草木染の真の実力を見せつけられる

先般紹介した京都国立博物館を再度訪ねる。


前回見落としたものがないか再確認するためである。何度見ても
正直なところ染織のコーナーは他と比べて見劣りがする。


400年以上前の絹衣裳は保存状態が余程完全でなければ
見るも無惨な塊となってしまうから展示できるものは
限られるので、仕方ないのかもしれない。


寂しい気持ちを抱きながら漆芸のコーナーへと進む。蒔絵は
平安時代のものは希少だが鎌倉時代のものは染織品と比べると
結構現存する。

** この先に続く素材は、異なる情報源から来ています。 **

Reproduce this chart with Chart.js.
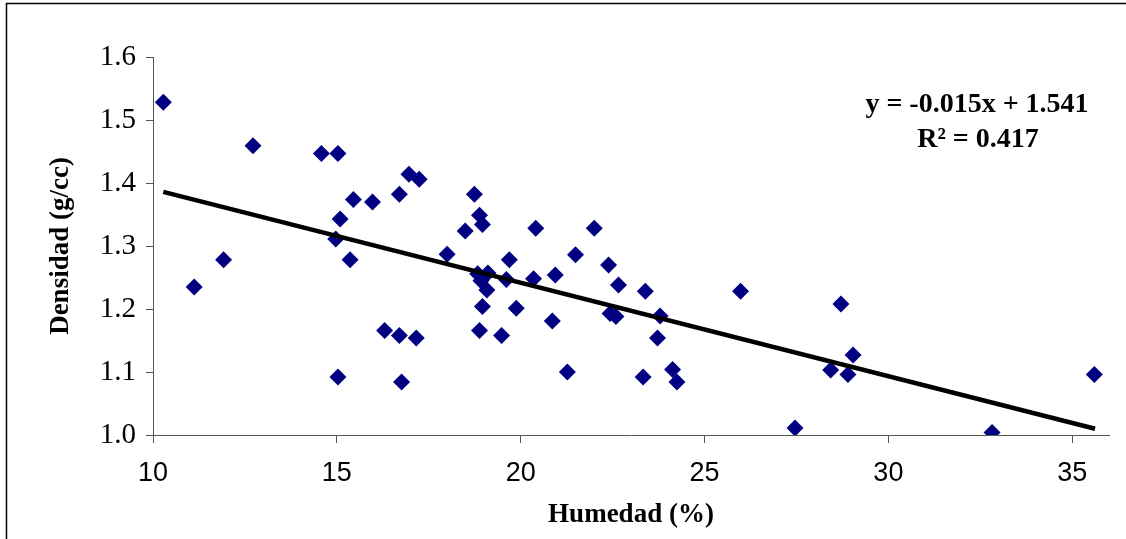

絹と木の強さの差であろうか。


その中に「松喰い鶴」の蒔絵が描かれた冠箱とおぼしきものを
見つける。時代は鎌倉時代末の南北朝時代(14世紀)の作らしい。
は箱の脇に置かれ内張りの織物がハッキリ見える、「蓮唐草」
錦織である。


私が所持する「熊野速玉神宝裂」と類似形の
倭錦(やまとにしき)だが目を奪われたのはその色である。
「緑、緋、薄紅」の三色が段織に蓮が描かれているのだが
その色の鮮やかなこと、しかも上品で力強い。


よほど蓋がシッカリと閉じられて光が入らないよう保存されて
きたのであろう、従来の私が抱いていた草木染のイメージが
完全に崩れ去った。現代のどんな染料でもあの色は出せない。
草木染を過少評価していた自分が恥ずかしい。


速玉裂も同じ色で織られているはずだが褪色が甚だしく
色彩としての魅力は全く感じない、ただ700年という風雪を
耐えてきた歴史の重さが存在するだけだ。